Leon Black is to step aside as chief executive of Apollo Global Management, the company announced on Monday, as it revealed he had made far larger payments than previously known to the late paedophile Jeffrey Epstein.
Mr Black, who founded Apollo in 1990, paid $158m to Epstein over a five-year period ending in 2017, according to a report by the law firm Dechert.
The sum was “intended to be proportional to the value provided” by Epstein’s advice on issues ranging from trust and estate planning to Mr Black’s yacht and private plane, Dechert said.
According to the report, Mr Black believed that Epstein’s advice, which was vetted by outside lawyers, had “conferred more than $1bn and as much as $2bn or more in value”.
Mr Black said the findings “confirm the key facts I have previously disclosed concerning my relationship with Jeffrey Epstein, including that I was completely unaware of Mr Epstein’s abhorrent misconduct that came to light in late 2018”.
The leadership change will take place “on or before” July 31, Apollo said, and was part of a transition to “best-in-class governance practices”. Mr Black will remain as chairman.
He will be replaced as chief executive by his co-founder Marc Rowan, who seized on the financial crisis as an opportunity to branch out into insurance, helping to create a $300bn credit platform that has been the company’s principal growth engine for the past decade.
Apollo is also elevating to its board the two “co-presidents”, Scott Kleinman and James Zelter, who assumed day-to-day responsibility for many investing activities in 2017. The company is also adding four new independent directors, including Siddhartha Mukherjee, the oncologist and Pulitzer Prize-winning author.

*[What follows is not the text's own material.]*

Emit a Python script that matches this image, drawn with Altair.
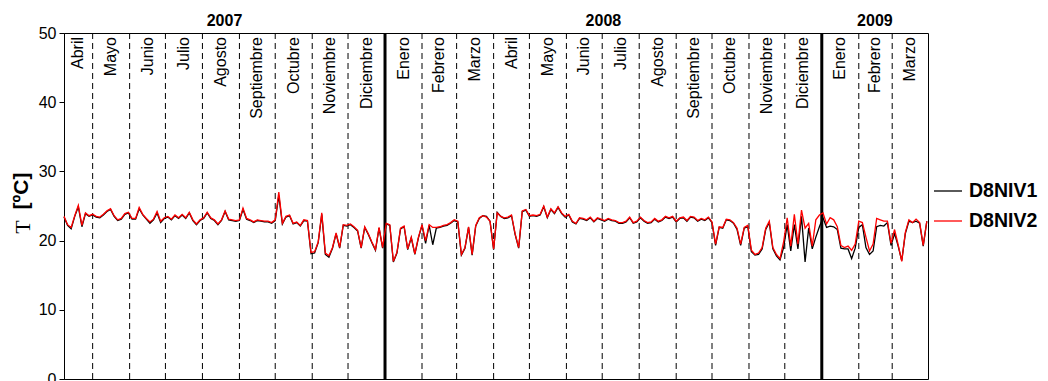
import altair as alt
import pandas as pd

# ---------------- data ----------------
START = "2007-04-07"          # first day shown
END = "2009-03-31"            # last day shown
STEP_DAYS = 3                 # spacing of the readings

d8niv1 = [
    23.4, 22.2, 21.7, 23.5, 24.9, 22.0, 23.9, 23.5, 23.7, 23.4,
    23.3, 23.7, 24.2, 24.5, 23.5, 22.9, 23.1, 23.8, 24.0, 23.1,
    23.1, 24.6, 23.7, 23.1, 22.5, 23.0, 24.0, 22.6, 23.2, 23.4,
    23.0, 23.6, 23.2, 23.7, 23.2, 24.0, 22.9, 22.3, 22.9, 23.2,
    24.0, 23.2, 22.9, 22.3, 22.9, 24.2, 23.0, 22.9, 22.8, 22.9,
    24.5, 23.1, 22.9, 22.6, 22.9, 22.8, 22.7, 22.7, 22.5, 22.9,
    26.5, 22.4, 23.4, 23.6, 22.4, 22.6, 22.1, 22.9, 22.8, 18.1,
    18.2, 19.7, 23.8, 18.0, 17.6, 18.9, 21.0, 18.9, 22.2, 22.1,
    22.3, 21.9, 21.4, 18.9, 21.9, 20.9, 19.7, 18.6, 21.8, 18.9,
    22.4, 22.2, 16.9, 18.2, 21.7, 22.0, 18.7, 20.4, 18.0, 20.4,
    22.2, 19.6, 22.2, 19.4, 21.8, 21.9, 22.1, 22.2, 22.5, 22.9,
    22.7, 17.9, 18.9, 21.9, 17.9, 22.1, 23.2, 23.6, 23.5, 22.8,
    18.7, 24.1, 23.5, 23.2, 23.3, 23.6, 20.9, 18.9, 24.2, 24.4,
    23.5, 23.6, 23.5, 23.7, 24.9, 23.3, 24.5, 23.9, 24.8, 23.9,
    23.4, 23.7, 22.7, 22.4, 23.2, 23.1, 22.9, 23.3, 22.7, 23.2,
    23.0, 22.8, 23.1, 22.9, 22.8, 22.5, 22.5, 22.7, 23.3, 22.5,
    22.7, 23.3, 22.8, 22.5, 22.6, 23.1, 22.7, 22.9, 23.4, 23.2,
    23.4, 22.7, 23.2, 23.3, 22.8, 23.4, 23.3, 22.8, 23.1, 22.9,
    23.3, 22.6, 19.3, 21.9, 21.8, 23.0, 22.9, 22.5, 21.6, 19.3,
    21.8, 22.0, 18.4, 17.9, 18.0, 18.8, 21.6, 22.6, 18.8, 17.8,
    17.2, 19.0, 22.3, 18.5, 22.3, 18.8, 23.5, 16.9, 21.8, 18.8,
    20.5, 22.0, 23.3, 21.9, 22.1, 22.0, 21.6, 18.9, 18.8, 18.8,
    17.4, 18.9, 21.9, 22.3, 19.0, 18.0, 18.5, 22.0, 22.2, 22.1,
    22.6, 19.3, 21.0, 19.2, 17.1, 21.0, 22.8, 22.6, 22.8, 22.5,
    19.2, 22.8,
]

d8niv2 = [
    23.5, 22.3, 21.9, 23.6, 25.1, 22.2, 24.0, 23.6, 23.8, 23.5,
    23.4, 23.8, 24.3, 24.6, 23.6, 23.0, 23.2, 23.9, 24.1, 23.2,
    23.2, 24.8, 23.8, 23.2, 22.7, 23.1, 24.2, 22.8, 23.3, 23.5,
    23.1, 23.7, 23.3, 23.8, 23.3, 24.1, 23.0, 22.4, 23.0, 23.3,
    24.1, 23.3, 23.0, 22.4, 23.0, 24.3, 23.1, 23.0, 22.9, 23.0,
    24.7, 23.2, 23.0, 22.7, 23.0, 22.9, 22.8, 22.8, 22.6, 23.0,
    27.0, 22.5, 23.5, 23.7, 22.5, 22.7, 22.2, 23.0, 22.9, 18.3,
    18.4, 19.8, 24.0, 18.2, 17.8, 19.0, 21.1, 19.0, 22.3, 22.2,
    22.4, 22.0, 21.5, 19.0, 22.0, 21.0, 19.8, 18.7, 21.9, 19.0,
    22.5, 22.3, 17.0, 18.3, 21.8, 22.1, 18.8, 20.5, 18.1, 20.5,
    22.3, 20.0, 22.3, 21.9, 21.9, 22.0, 22.2, 22.3, 22.6, 23.0,
    22.8, 18.0, 19.0, 22.0, 18.0, 22.2, 23.3, 23.6, 23.4, 22.8,
    18.8, 24.0, 23.5, 23.3, 23.4, 23.7, 21.0, 19.0, 24.3, 24.5,
    23.6, 23.7, 23.6, 23.8, 25.0, 23.4, 24.6, 24.0, 24.9, 24.0,
    23.5, 23.8, 22.8, 22.5, 23.3, 23.2, 23.0, 23.4, 22.8, 23.3,
    23.1, 22.9, 23.2, 23.0, 22.9, 22.6, 22.6, 22.8, 23.4, 22.6,
    22.8, 23.4, 22.9, 22.6, 22.7, 23.2, 22.8, 23.0, 23.5, 23.3,
    23.5, 22.8, 23.3, 23.4, 22.9, 23.5, 23.4, 22.9, 23.2, 23.0,
    23.4, 22.7, 19.5, 22.0, 21.9, 23.1, 23.0, 22.6, 21.8, 19.5,
    21.9, 22.2, 18.6, 18.0, 18.2, 19.0, 21.8, 22.8, 19.0, 18.0,
    17.4, 19.8, 23.3, 19.2, 23.8, 19.5, 24.4, 21.8, 22.5, 19.2,
    23.0, 23.7, 24.0, 22.4, 23.3, 23.0, 22.0, 19.3, 19.0, 19.2,
    18.6, 19.5, 22.8, 22.6, 20.5, 18.5, 19.5, 23.2, 23.0, 22.8,
    22.8, 19.6, 21.6, 19.4, 17.0, 21.2, 23.0, 22.6, 23.1, 22.6,
    19.3, 22.8,
]

series_names = ["D8NIV1", "D8NIV2"]
series_colors = ["black", "#ff0000"]

FIRST_MONTH = "2007-04-01"
month_names = [
    "Abril", "Mayo", "Junio", "Julio", "Agosto", "Septiembre", "Octubre",
    "Noviembre", "Diciembre", "Enero", "Febrero", "Marzo", "Abril", "Mayo",
    "Junio", "Julio", "Agosto", "Septiembre", "Octubre", "Noviembre",
    "Diciembre", "Enero", "Febrero", "Marzo",
]
years = ["2007", "2008", "2009"]
y_ticks = [0, 10, 20, 30, 40, 50]
title_symbol = "T"
title_unit = "[ºC]"

# ---------------- tables ----------------
FMT = "%Y-%m-%dT%H:%M:%SZ"
start = pd.Timestamp(START)
end = pd.Timestamp(END)

dates = [start + pd.Timedelta(days=STEP_DAYS * i) for i in range(len(d8niv2))]
series_df = pd.DataFrame({
    "date": [d.strftime(FMT) for d in dates] * 2,
    "T": d8niv1 + d8niv2,
    "serie": [series_names[0]] * len(d8niv1) + [series_names[1]] * len(d8niv2),
})

month_starts = pd.date_range(FIRST_MONTH, periods=len(month_names) + 1, freq="MS")
label_rows, dashed_rows, solid_rows = [], [], []
for i, name in enumerate(month_names):
    a = max(month_starts[i], start)
    b = min(month_starts[i + 1], end)
    label_rows.append({"date": (a + (b - a) / 2).strftime(FMT), "label": name})
for ms in month_starts[1:-1]:
    row = {"date": ms.strftime(FMT)}
    (solid_rows if ms.month == 1 else dashed_rows).append(row)
labels_df = pd.DataFrame(label_rows)
dashed_df = pd.DataFrame(dashed_rows)
solid_df = pd.DataFrame(solid_rows)

year_rows = []
for y in years:
    a = max(pd.Timestamp(f"{y}-01-01"), start)
    b = min(pd.Timestamp(f"{int(y) + 1}-01-01"), end)
    year_rows.append({"date": (a + (b - a) / 2).strftime(FMT), "year": y})
years_df = pd.DataFrame(year_rows)

# ---------------- chart ----------------
FONT = "Liberation Sans"
x_scale = alt.Scale(type="utc", domain=[int(start.timestamp() * 1000), int(end.timestamp() * 1000)])
x_enc = alt.X("date:T", scale=x_scale, axis=None)

dashed = alt.Chart(dashed_df).mark_rule(
    color="black", strokeWidth=1, strokeDash=[6, 4]
).encode(x=x_enc)

solid = alt.Chart(solid_df).mark_rule(color="black", strokeWidth=3).encode(x=x_enc)

lines = alt.Chart(series_df).mark_line(strokeWidth=1.3).encode(
    x=x_enc,
    y=alt.Y(
        "T:Q",
        scale=alt.Scale(domain=[0, 50], nice=False, zero=False),
        axis=alt.Axis(values=y_ticks, title=None, grid=False, tickSize=5, labelPadding=3),
    ),
    color=alt.Color(
        "serie:N",
        scale=alt.Scale(domain=series_names, range=series_colors),
        legend=alt.Legend(
            title=None, orient="none", legendX=869, legendY=143,
            symbolType="stroke", symbolSize=784, symbolStrokeWidth=1.3,
            labelFontSize=19.5, labelFontWeight="bold", labelFont=FONT,
            labelColor="black", labelOffset=6, rowPadding=5, padding=0,
        ),
    ),
    order=alt.Order("date:T"),
)

month_text = alt.Chart(labels_df).mark_text(
    angle=270, align="right", baseline="middle", fontSize=16, font=FONT, color="black"
).encode(x=x_enc, y=alt.value(4), text="label:N")

year_text = alt.Chart(years_df).mark_text(
    align="center", baseline="alphabetic", fontSize=16, fontWeight="bold",
    font=FONT, color="black"
).encode(x=x_enc, y=alt.value(-7), text="year:N")

# y-axis title: plain serif "T" followed by bold "[ºC]", both rotated
title_t = alt.Chart(pd.DataFrame({"t": [title_symbol]})).mark_text(
    angle=270, align="center", baseline="middle", fontSize=22,
    font="Liberation Serif", color="black"
).encode(x=alt.value(-41), y=alt.value(194), text="t:N")

title_u = alt.Chart(pd.DataFrame({"t": [title_unit]})).mark_text(
    angle=270, align="center", baseline="middle", fontSize=21, fontWeight="bold",
    font=FONT, color="black"
).encode(x=alt.value(-42), y=alt.value(158), text="t:N")

chart = alt.layer(dashed, solid, lines, month_text, year_text, title_t, title_u).properties(
    width=864,
    height=346,
    padding={"left": 56, "top": 25, "right": 112, "bottom": 2},
    autosize=alt.AutoSizeParams(type="none"),
).configure_view(
    stroke="black", strokeWidth=1
).configure_axis(
    labelFont=FONT, labelFontSize=16, labelColor="black",
    domainColor="black", tickColor="black", domainWidth=1,
)

chart.save("out.html", embed_options={"renderer": "svg", "actions": False})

It also announced plans to abandon a dual-class share structure that gave extra voting rights to Mr Black and his two co-founders.
Apollo has been trying to reassure investors about its founder’s personal business activities since October, when The New York Times reported that Mr Black had paid at least $50m to Epstein in the years after his 2008 conviction for soliciting sex from a minor.
The revelation put pressure on Apollo. Days later, the Pennsylvania Public School Employees’ Retirement System — one of the largest in the US — told the Financial Times it was freezing new investments with the company, a stance since echoed by several other investors.
The attention garnered by the Epstein payments prompted Mr Black to ask Apollo’s conflicts committee to appoint outside lawyers to confirm his account of the relationship.